Recently I have been using his map as a resource for a study of Victorian places of worship in Bradford. At the top right of the second image is the meeting house of the Society of Friends (Quakers). This part of Bradford was known as Goodman’s End and the meeting house had been built here in 1811 and enlarged in 1825. It was finally closed in 1877 when a railway company purchased the site.
South of the meeting house you will notice that plots of land had been acquired by the Wesleyan Association. A Bridge Street Chapel was constructed at this location. Lund’s Directory of 1856 puts a Wesleyan Association Chapel on Wakefield Road – but I assume that this is the same building. Other sources suggest that a building, although perhaps an earlier construction, was being used for Methodist worship here as early as 1838. Bridge Street Chapel closed in 1910 and the 1915 OS map reveals an unexpected transition to a ‘Picture House’. The resulting Picturedrome (Astra after 1949) closed in 1956 and was demolished in 1959.

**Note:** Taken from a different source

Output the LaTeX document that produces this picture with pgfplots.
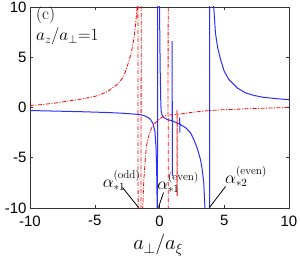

On Portland Street were a row of cottages belonging to John & William Rand. John & William Rand founded their company, an early worsted mill, in 1803. The fame of the name is largely the responsibility of John Rand jnr. (1793-1873) who was a noted businessman and philanthropist, living at Wheatley House and other locations in Manningham. Close to their cottages was the premises of C. Waud & Co. Britannia Mills were operated by a very famous textile manufacturer, Christopher Waud, who spun yarn from mohair and alpaca. The company seems to have purchased a good deal of land along Britannia Street. Immediately to the right is land owned by the West Riding Union(?) Railway Company. A short tunnel emerges there, although you get not hint of this from the map. The company was one of several that fused around 1846 to form the more familiar Lancashire and Yorkshire Railway.
What else? This sale plan shows the Union Foundry which was built by Quaker iron founder Robert Crossland in the 1830s. I am always surprised that the town centre was deemed a fit place for metal foundries. Among the iron goods produced might be drain covers, railings, cast iron support pillars, cooking ranges, pipes and textile machinery. A good deal of land is owned by the partnership of William Greenwood and Benjamin Berry who made spinning frames at Prospect Mill and Bowling and Portland Mill. Another landowner was worsted spinner John Wood of Horton Hall, either alone or with his partner as Wood & Walker. Wood played a vital role in establishing ten-hour work days at textile factories. He removed to Hampshire in 1835 and his partner was seemingly a very different type of man.
There are many landowners whom I have not researched as yet, so the map may well be reappearing in due course.